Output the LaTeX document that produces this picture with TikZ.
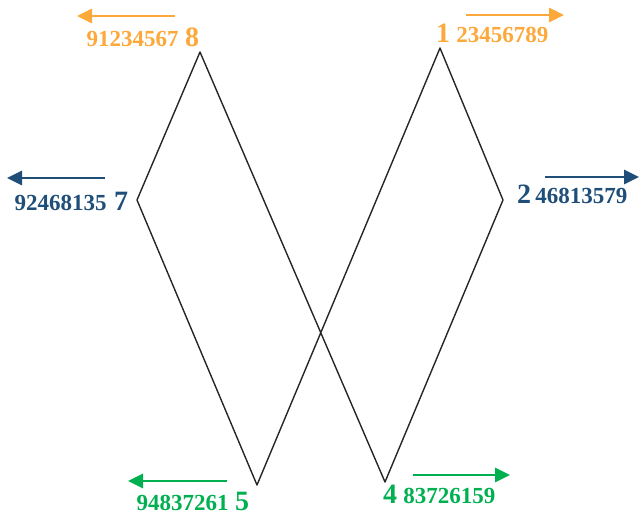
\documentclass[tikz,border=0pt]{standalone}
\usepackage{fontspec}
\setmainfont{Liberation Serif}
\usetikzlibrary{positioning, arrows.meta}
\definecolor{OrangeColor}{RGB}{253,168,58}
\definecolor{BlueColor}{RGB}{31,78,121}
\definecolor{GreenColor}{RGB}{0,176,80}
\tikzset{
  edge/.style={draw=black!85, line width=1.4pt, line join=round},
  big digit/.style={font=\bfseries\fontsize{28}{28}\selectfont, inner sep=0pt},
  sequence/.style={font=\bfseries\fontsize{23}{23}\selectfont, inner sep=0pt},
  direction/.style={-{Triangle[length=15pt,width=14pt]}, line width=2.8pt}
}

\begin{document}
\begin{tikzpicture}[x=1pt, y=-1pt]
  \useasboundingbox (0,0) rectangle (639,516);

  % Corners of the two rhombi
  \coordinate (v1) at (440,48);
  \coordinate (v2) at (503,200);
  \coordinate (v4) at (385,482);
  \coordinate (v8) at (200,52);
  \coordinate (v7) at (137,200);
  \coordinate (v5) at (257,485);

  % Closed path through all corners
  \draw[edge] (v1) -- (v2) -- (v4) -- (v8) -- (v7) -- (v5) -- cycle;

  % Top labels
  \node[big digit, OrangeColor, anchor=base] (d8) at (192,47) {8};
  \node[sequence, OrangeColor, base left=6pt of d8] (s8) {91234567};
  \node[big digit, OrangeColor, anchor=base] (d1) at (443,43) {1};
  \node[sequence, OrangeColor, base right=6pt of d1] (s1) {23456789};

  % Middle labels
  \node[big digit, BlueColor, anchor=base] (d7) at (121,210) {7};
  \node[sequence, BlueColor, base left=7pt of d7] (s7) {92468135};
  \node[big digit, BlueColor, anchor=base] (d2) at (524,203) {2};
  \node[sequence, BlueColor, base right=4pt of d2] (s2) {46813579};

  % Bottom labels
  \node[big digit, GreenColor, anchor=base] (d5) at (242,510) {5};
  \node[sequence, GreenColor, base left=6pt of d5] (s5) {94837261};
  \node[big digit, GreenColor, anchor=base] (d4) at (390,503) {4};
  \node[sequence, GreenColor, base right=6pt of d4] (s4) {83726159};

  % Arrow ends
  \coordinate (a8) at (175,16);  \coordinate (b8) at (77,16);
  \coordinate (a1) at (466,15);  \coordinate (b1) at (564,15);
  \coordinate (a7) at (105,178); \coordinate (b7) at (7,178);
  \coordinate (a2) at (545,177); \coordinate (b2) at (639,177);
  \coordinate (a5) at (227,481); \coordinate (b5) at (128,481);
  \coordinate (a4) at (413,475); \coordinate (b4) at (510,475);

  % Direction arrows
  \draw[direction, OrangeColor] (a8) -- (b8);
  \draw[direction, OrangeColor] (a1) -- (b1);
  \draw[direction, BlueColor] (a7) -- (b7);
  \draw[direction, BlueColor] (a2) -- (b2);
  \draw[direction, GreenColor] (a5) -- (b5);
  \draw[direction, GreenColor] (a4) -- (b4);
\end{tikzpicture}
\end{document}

### Do this:
Reproduce every line of the material precisely, omitting its pictures.

### Worked answer:
Output the LaTeX document that produces this picture with TikZ.
\documentclass[tikz,border=0pt]{standalone}
\usepackage{fontspec}
\setmainfont{Liberation Serif}
\usetikzlibrary{positioning, arrows.meta}
\definecolor{OrangeColor}{RGB}{253,168,58}
\definecolor{BlueColor}{RGB}{31,78,121}
\definecolor{GreenColor}{RGB}{0,176,80}
\tikzset{
  edge/.style={draw=black!85, line width=1.4pt, line join=round},
  big digit/.style={font=\bfseries\fontsize{28}{28}\selectfont, inner sep=0pt},
  sequence/.style={font=\bfseries\fontsize{23}{23}\selectfont, inner sep=0pt},
  direction/.style={-{Triangle[length=15pt,width=14pt]}, line width=2.8pt}
}

\begin{document}
\begin{tikzpicture}[x=1pt, y=-1pt]
  \useasboundingbox (0,0) rectangle (639,516);

  % Corners of the two rhombi
  \coordinate (v1) at (440,48);
  \coordinate (v2) at (503,200);
  \coordinate (v4) at (385,482);
  \coordinate (v8) at (200,52);
  \coordinate (v7) at (137,200);
  \coordinate (v5) at (257,485);

  % Closed path through all corners
  \draw[edge] (v1) -- (v2) -- (v4) -- (v8) -- (v7) -- (v5) -- cycle;

  % Top labels
  \node[big digit, OrangeColor, anchor=base] (d8) at (192,47) {8};
  \node[sequence, OrangeColor, base left=6pt of d8] (s8) {91234567};
  \node[big digit, OrangeColor, anchor=base] (d1) at (443,43) {1};
  \node[sequence, OrangeColor, base right=6pt of d1] (s1) {23456789};

  % Middle labels
  \node[big digit, BlueColor, anchor=base] (d7) at (121,210) {7};
  \node[sequence, BlueColor, base left=7pt of d7] (s7) {92468135};
  \node[big digit, BlueColor, anchor=base] (d2) at (524,203) {2};
  \node[sequence, BlueColor, base right=4pt of d2] (s2) {46813579};

  % Bottom labels
  \node[big digit, GreenColor, anchor=base] (d5) at (242,510) {5};
  \node[sequence, GreenColor, base left=6pt of d5] (s5) {94837261};
  \node[big digit, GreenColor, anchor=base] (d4) at (390,503) {4};
  \node[sequence, GreenColor, base right=6pt of d4] (s4) {83726159};

  % Arrow ends
  \coordinate (a8) at (175,16);  \coordinate (b8) at (77,16);
  \coordinate (a1) at (466,15);  \coordinate (b1) at (564,15);
  \coordinate (a7) at (105,178); \coordinate (b7) at (7,178);
  \coordinate (a2) at (545,177); \coordinate (b2) at (639,177);
  \coordinate (a5) at (227,481); \coordinate (b5) at (128,481);
  \coordinate (a4) at (413,475); \coordinate (b4) at (510,475);

  % Direction arrows
  \draw[direction, OrangeColor] (a8) -- (b8);
  \draw[direction, OrangeColor] (a1) -- (b1);
  \draw[direction, BlueColor] (a7) -- (b7);
  \draw[direction, BlueColor] (a2) -- (b2);
  \draw[direction, GreenColor] (a5) -- (b5);
  \draw[direction, GreenColor] (a4) -- (b4);
\end{tikzpicture}
\end{document}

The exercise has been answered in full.